Engines have been getting smaller and more economical over the past two decades and will eventually result in completely doing away with internal combustion and moving to electric powertrains. Unsurprisingly a change of this magnitude is not going to be met with totally open arms initially.
Ross Brawn commented last week that electric F1 could happen in 10 years’ time. Although this seems a little ambitious, it will no doubt happen at some point. If it does it will have to come with the blessing of Formula E CEO Alejandro Agag, who has a contract with the FIA to keep Formula E as the exclusive all-electric single seater series until 2039.
But electrification is happening before our very eyes. Several car manufacturers have already stated that by 2021 they will no longer be making internal combustion road cars, and they will all be either hybrid or fully electric. F1 cannot stay stuck in the past, especially when resources for such power begin to run out as they inevitably will, and most likely within our lifetime.
This is why the argument of ‘We already have Formula E, why does F1 need to be electric too?’ simply doesn’t work. The most likely scenario is that F1 embraces the technology Formula E has already started developing, as indeed is its purpose. By then power and durability will have increased drastically to a level suitable for the pinnacle of motorsport.
But even though it’s been proven time and time again that hybrid and electric technology is not only more economical but faster too, fans still don’t even like hybrid F1, let alone an electric one.

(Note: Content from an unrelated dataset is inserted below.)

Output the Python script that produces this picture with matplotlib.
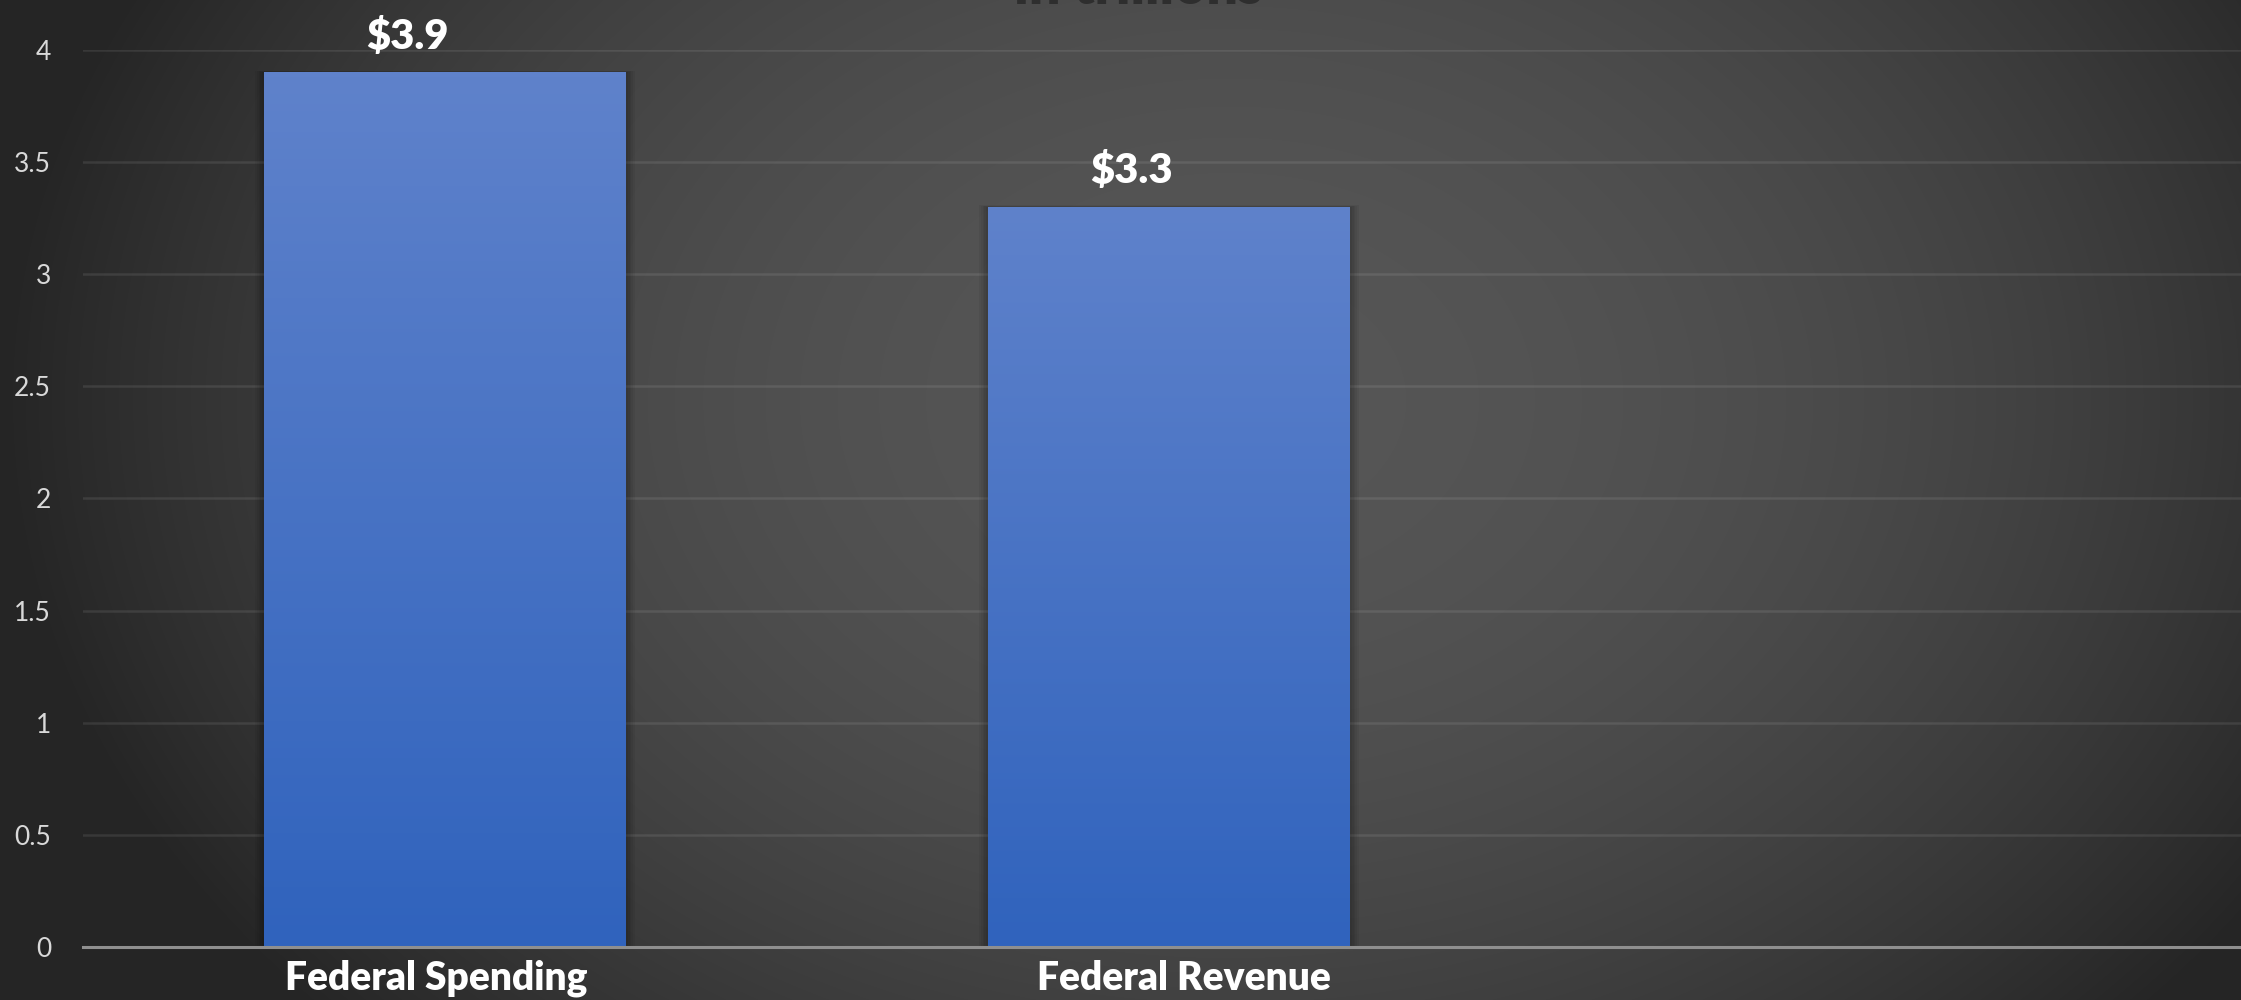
import numpy as np
import matplotlib
matplotlib.use("Agg")
import matplotlib.pyplot as plt
import matplotlib.transforms as mtransforms
from matplotlib.colors import LinearSegmentedColormap
from matplotlib.patches import Rectangle

# ---- data ----
categories = ["Federal Spending", "Federal Revenue"]
values = [3.9, 3.3]
value_labels = ["$3.9", "$3.3"]
yticks = [0, 0.5, 1, 1.5, 2, 2.5, 3, 3.5, 4]
ytick_labels = ["0", "0.5", "1", "1.5", "2", "2.5", "3", "3.5", "4"]
n_slots = 3  # category slots on the axis (third is empty)
title = "in trillions"

plt.rcParams['font.family'] = ['Lato', 'DejaVu Sans']

W, H = 2241, 1000
fig = plt.figure(figsize=(W / 100, H / 100), dpi=100)

# radial gradient background
bg = fig.add_axes([0, 0, 1, 1], zorder=-10)
yy, xx = np.mgrid[0:H, 0:W]
r = np.sqrt(((xx - 1230) / 1230) ** 2 + ((yy - 400) / 920) ** 2)
t = np.clip(r, 0, 1) ** 2
val = (86 - (86 - 37) * t) / 255.0
rgb = np.dstack([val, val, val])
bg.imshow(rgb, extent=[0, 1, 0, 1], aspect='auto', origin='upper',
          interpolation='bilinear')
bg.set_xlim(0, 1)
bg.set_ylim(0, 1)
bg.axis('off')

ax = fig.add_axes([83 / W, 53 / H, 2172 / W, 897 / H])
ax.set_facecolor('none')

x = np.arange(len(categories))
bars = ax.bar(x, values, width=0.5, color='none', edgecolor='none', zorder=2)

cmap = LinearSegmentedColormap.from_list("bar", ["#3063bd", "#5f82cb"])
grad = np.linspace(0, 1, 256).reshape(-1, 1)
for b in bars:
    x0, y0 = b.get_x(), b.get_y()
    w, h = b.get_width(), b.get_height()
    # soft shadow
    for k in range(1, 6):
        d = 0.0025 * k
        ax.add_patch(Rectangle((x0 - d, y0), w + 2 * d, h + d * 0.6,
                               facecolor='black', edgecolor='none',
                               alpha=0.05, zorder=1.5))
    im = ax.imshow(grad, cmap=cmap, extent=[x0, x0 + w, y0, y0 + h],
                   origin='lower', aspect='auto', zorder=2,
                   interpolation='bilinear')
    im.set_clip_path(b)

for b, lbl in zip(bars, value_labels):
    ax.annotate(lbl, xy=(b.get_x() + b.get_width() / 2, b.get_height()),
                xytext=(-27, 17), textcoords='offset points',
                ha='center', va='baseline', color='white',
                fontsize=30, fontweight='heavy', annotation_clip=False)

ax.set_xlim(-0.5, n_slots - 0.5)
ax.set_ylim(0, 4)

ax.set_yticks(yticks, ytick_labels)
ax.set_xticks(x, categories)
ax.tick_params(axis='y', length=0, pad=23, labelcolor='#d9d9d9', labelsize=19)
ax.tick_params(axis='x', length=0, pad=9, labelcolor='white', labelsize=28)
label_shifts_px = [-9, 15]
for lab, dx in zip(ax.get_xticklabels(), label_shifts_px):
    lab.set_fontweight('heavy')
    lab.set_transform(lab.get_transform() +
                      mtransforms.ScaledTranslation(dx / 100, 0, fig.dpi_scale_trans))

ax.yaxis.grid(True, color='white', alpha=0.09, linewidth=1.8)
ax.set_axisbelow(True)
for s in ['top', 'right', 'left']:
    ax.spines[s].set_visible(False)
ax.spines['bottom'].set_color('#8f8f8f')
ax.spines['bottom'].set_linewidth(2.2)
ax.spines['bottom'].set_zorder(5)

fig.text(1138 / W, 1 - 4 / H, title, ha='center', va='baseline',
         fontsize=40, fontweight='heavy', color='#2e2e2e')

fig.savefig("out.png", dpi=100)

Fully electric racing is still a relatively fresh concept, and although they were laughed at on arrival, electric cars are being taken more seriously by the day, especially by young adults. Formula E has only four seasons to its name, so naturally the integration process of electric cars is still ongoing.
At the moment, Formula E is the only example of electric racing available. So when the idea of electric F1 is mooted, you immediately think of this and, unfortunately, it’s less than perfect. Circuit designs which do not always sit well with fans, plus racing gimmicks such as FanBoost, sour the only view given to the public on electric racing.
Naturally as the series matures and other series follow suit, with World Rallycross going electric and the arrival of MotoE, views will change.
Inevitably the argument you hear the most is the one about sound. There will be no more piercing V10s or rumbling V8s, no even a V6 howl. It’s undeniable that it adds to the spectacle, and no matter how good the racing is some fans just cannot enjoy it without that added flare.
Formula E does not help in this regard, as it plays music during the races to fill the void, almost admitting that the lack of noise is an issue and that it’s something to be ashamed of. It doesn’t send the message that there’s more to motorsport than the noise.
But F1 will face an even bigger issue when it goes electric and that is that we, as car fans, humanise cars by referring to the engine as the heart of a car. By removing it and replacing it with what is considered a clinical piece of equipment is deemed to be taking away the ‘soul’ of a racing car.
But fans need not worry. The power block of an electric vehicle is still a piece of mechanical engineering, and a fantastic one at that. By the time F1 is ready to go electric, the purrs of any internal combustion engine, on the road at least, will be a thing of the past and electric cars will be the social norm.